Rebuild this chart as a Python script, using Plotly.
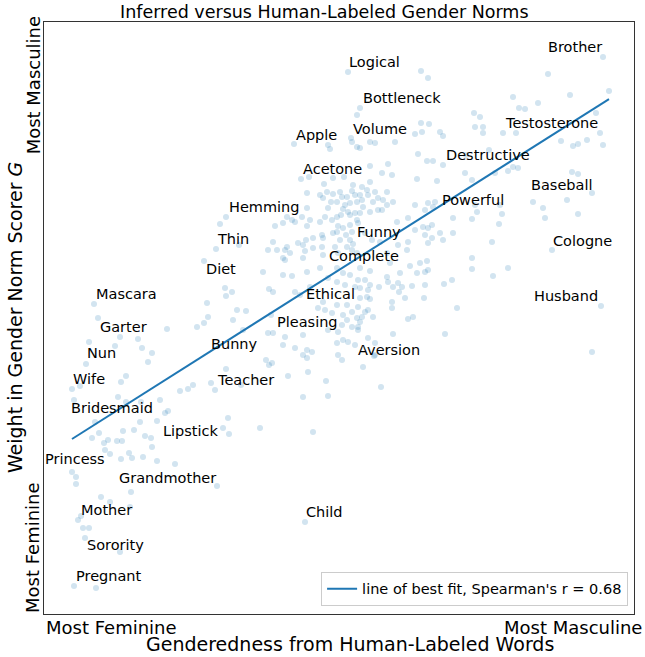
import plotly.graph_objects as go

# Scatter points (genderedness score, weight), grouped by region
feminine_side = [
    (123,285),(153,287),(160,291),(189,294),(199,284),(45,272),(71,268),(76,277),(94,275),(98,266),
    (108,261),(42,250),(104,252),(82,238),(77,232),(28,225),(36,228),(30,214),(74,217),(82,212),
    (97,212),(116,214),(124,203),(121,201),(136,223),(144,225),(149,229),(167,231),(171,224),(182,245),
    (197,229),(224,281),(222,254),(225,249),(244,238),(96,192),(113,193),(51,192),(55,181),(48,176),
    (60,171),(64,174),(73,173),(78,173),(79,183),(90,184),(101,178),(107,176),(108,167),(179,186),
    (185,180),(184,196),(216,186),(61,164),(66,160),(77,155),(85,161),(88,156),(99,157),(113,153),
    (131,150),(28,142),(32,137),(32,130),(87,122),(57,117),(66,112),(86,107),(173,128),(37,98),
    (34,94),(39,86),(45,86),(41,76),(76,62),(30,28),(52,26),
    (182,397),(176,390),(224,364),(172,365),(160,353),(195,369),(219,342),(225,325),(181,326),(188,322),
    (182,318),(50,310),(163,311),(54,296),(164,297),(193,304),(202,303),(227,299),
]

center_upper = [
    (250,470),(284,469),(286,465),(308,472),(313,467),(257,435),(265,437),(289,436),(280,430),(309,429),
    (300,437),(263,421),(276,419),(283,422),(289,420),(296,422),(308,423),(311,419),(279,416),(298,417),
    (303,417),(306,411),(293,412),(287,412),(313,412),(301,409),(263,406),(284,406),(299,405),(304,402),
    (306,399),(311,401),(313,394),(297,399),(293,397),(288,394),(281,397),(276,392),(266,394),(251,392),
    (258,397),(243,397),(248,394),(239,391),(231,388),(263,388),(294,388),(299,386),(306,389),(314,391),
    (293,382),(308,382),(302,379),(289,381),(278,379),(279,376),(269,376),(262,374),(254,371),(243,367),
    (229,372),(233,364),(241,364),(259,369),(296,374),(306,374),(309,370),(303,367),(291,367),(278,367),
    (269,366),(261,363),(294,361),(308,364),(313,361),(279,359),(246,361),(239,356),(259,356),
    (326,472),(331,471),(351,472),(374,460),(383,453),(389,453),(399,449),(326,448),(344,450),(338,441),
    (348,439),(373,435),(393,433),(318,427),(326,432),(323,424),(331,422),(343,422),(316,419),(324,419),
    (334,416),(318,414),(329,412),(339,414),(343,409),(334,404),(338,404),(326,402),(316,401),(319,407),
    (349,412),(371,409),(384,411),(391,412),(381,404),(389,407),(353,392),(364,396),(388,389),(379,387),
    (384,386),(371,384),(381,379),(388,376),(396,381),(364,372),(354,369),(336,372),(328,374),(321,381),
]

center_lower = [
    (241,354),(248,338),(239,339),(263,342),(276,346),(293,346),(299,341),(306,339),(284,336),(293,332),
    (301,329),(311,327),(266,327),(251,322),(256,319),(229,322),(279,312),(274,306),(281,304),(293,309),
    (303,309),(308,302),(299,299),(288,301),(303,294),(313,296),(298,289),(308,287),(314,284),(294,282),
    (284,284),(259,279),(241,277),(229,281),(239,269),(251,266),(263,264),(268,262),(259,259),(263,256),
    (293,271),(299,274),(304,272),(311,269),(294,259),(298,254),(264,242),(228,251),
    (383,353),(376,351),(384,344),(381,342),(400,330),(381,329),(368,328),(354,331),(358,327),(349,327),
    (343,337),(344,332),(335,327),(361,316),(355,322),(348,312),(348,306),(380,316),(369,297),(364,295),
    (401,280),(349,280),(316,346),(326,343),(321,334),(314,334),(326,329),(316,326),(324,324),(323,317),
    (326,315),(316,316),(314,307),(324,304),(321,302),(329,297),(318,297),(316,292),(314,287),(324,276),
    (331,271),(319,247),(331,259),
    (557,308),(548,262),(413,306),(330,258),(337,227),(282,233),(284,218),(259,217),(269,182),(261,92),
]

masculine_side = [
    (559,557),(504,540),(377,543),(384,536),(304,542),(565,523),(526,519),(494,511),(469,517),(475,506),
    (481,505),(430,501),(436,497),(316,506),(313,499),(377,491),(385,490),(396,482),(399,478),(431,487),
    (439,487),(439,481),(459,481),(472,481),(371,480),(378,482),(307,476),(316,466),(422,459),(445,464),
    (469,447),(529,468),(534,470),(559,469),(543,474),(528,442),(534,440),(421,441),(428,434),(451,441),
    (464,443),(474,446),(552,501),(556,481),(517,473),(409,381),(428,395),(409,396),(433,402),(456,409),
    (458,400),(431,409),(489,412),(499,406),(501,396),(523,414),(534,400),(448,372),(455,390),(428,356),
    (428,345),(449,338),(464,346),(408,334),(508,364),(548,421),(343,361),(346,351),(366,348),(373,341),
    (356,341),(363,364),(384,371),(399,374),
]

# Labeled words and their label anchor positions (same units)
words   = ["Logical","Brother","Bottleneck","Apple","Volume","Testosterone","Destructive","Acetone",
           "Baseball","Powerful","Hemming","Thin","Funny","Cologne","Diet","Complete","Mascara","Ethical",
           "Husband","Garter","Pleasing","Nun","Bunny","Aversion","Wife","Teacher","Bridesmaid","Lipstick",
           "Princess","Grandmother","Child","Mother","Sorority","Pregnant"]
word_x  = [305,504,319,252,309,461,402,259,487,398,185,173,313,509,162,285,52,262,
           490,56,233,43,167,314,29,173,27,119,1,75,262,37,43,32]
word_y  = [552,567,516,479,485,491,459,445,429,414,407,375,382,373,345,358,320,320,
           318,287,292,261,270,264,235,234,206,183,155,136,102,104,69,38]

# Line of best fit
fit_slope = 0.633
fit_intercept = 157.3
fit_x = [28, 565]
spearman_r = 0.68

all_points = feminine_side + center_upper + center_lower + masculine_side
xs = [p[0] for p in all_points]
ys = [p[1] for p in all_points]
fit_y = [fit_slope * v + fit_intercept for v in fit_x]

X_RANGE = [0, 590]
Y_RANGE = [0, 592]

fig = go.Figure()
fig.add_trace(go.Scatter(
    x=xs, y=ys, mode="markers",
    marker=dict(size=6, color="rgba(31,119,180,0.2)", line=dict(width=0)),
    showlegend=False, hoverinfo="skip"))
fig.add_trace(go.Scatter(
    x=fit_x, y=fit_y, mode="lines",
    line=dict(color="#1f77b4", width=2),
    name=f"line of best fit, Spearman's r = {spearman_r:.2f}"))

for w, lx, ly in zip(words, word_x, word_y):
    fig.add_annotation(x=lx, y=ly, text=w, xanchor="left", yanchor="middle",
                       showarrow=False, borderpad=0, xshift=-1,
                       font=dict(size=14.5, color="black"))

FONT = "DejaVu Sans"
paper_notes = [
    dict(text="Inferred versus Human-Labeled Gender Norms", x=0.476, y=1.017, size=17.5, angle=0, xa="center"),
    dict(text="Genderedness from Human-Labeled Words", x=0.519, y=-0.051, size=19, angle=0, xa="center"),
    dict(text="Weight in Gender Norm Scorer <i>G</i>", x=-0.049, y=0.5, size=19, angle=-90, xa="center"),
    dict(text="Most Feminine", x=0.0, y=-0.0236, size=18, angle=0, xa="left"),
    dict(text="Most Masculine", x=1.017, y=-0.0236, size=18, angle=0, xa="right"),
    dict(text="Most Masculine", x=-0.0186, y=0.893, size=18, angle=-90, xa="center"),
    dict(text="Most Feminine", x=-0.0186, y=0.1115, size=18, angle=-90, xa="center"),
]
for n in paper_notes:
    fig.add_annotation(xref="paper", yref="paper", x=n["x"], y=n["y"], text=n["text"],
                       xanchor=n["xa"], yanchor="middle", showarrow=False, textangle=n["angle"],
                       font=dict(size=n["size"], color="black", family=FONT))

axis_common = dict(showgrid=False, zeroline=False, showticklabels=False, ticks="",
                   showline=True, linecolor="#333333", linewidth=1, mirror=True)
fig.update_layout(
    width=645, height=657,
    margin=dict(l=44, r=11, t=22, b=43),
    plot_bgcolor="white", paper_bgcolor="white",
    font=dict(family=FONT, color="black"),
    xaxis=dict(range=X_RANGE, **axis_common),
    yaxis=dict(range=Y_RANGE, **axis_common),
    legend=dict(x=0.99, y=0.014, xanchor="right", yanchor="bottom",
                bordercolor="#cccccc", borderwidth=1, bgcolor="rgba(255,255,255,0.8)",
                font=dict(size=14.5, family=FONT, color="black")),
)

fig.write_html("out.html", config={"displayModeBar": False},
               post_script="document.body.style.margin='0';document.body.style.overflow='hidden';")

· · · · ·

◆ SHORT PROBLEM ◆
Each line from the top of the material through the line containing "import plotly.graph_objects as go" should be reproduced exactly; please drop any images.

◆ THE SOLUTION ◆
Rebuild this chart as a Python script, using Plotly.
import plotly.graph_objects as go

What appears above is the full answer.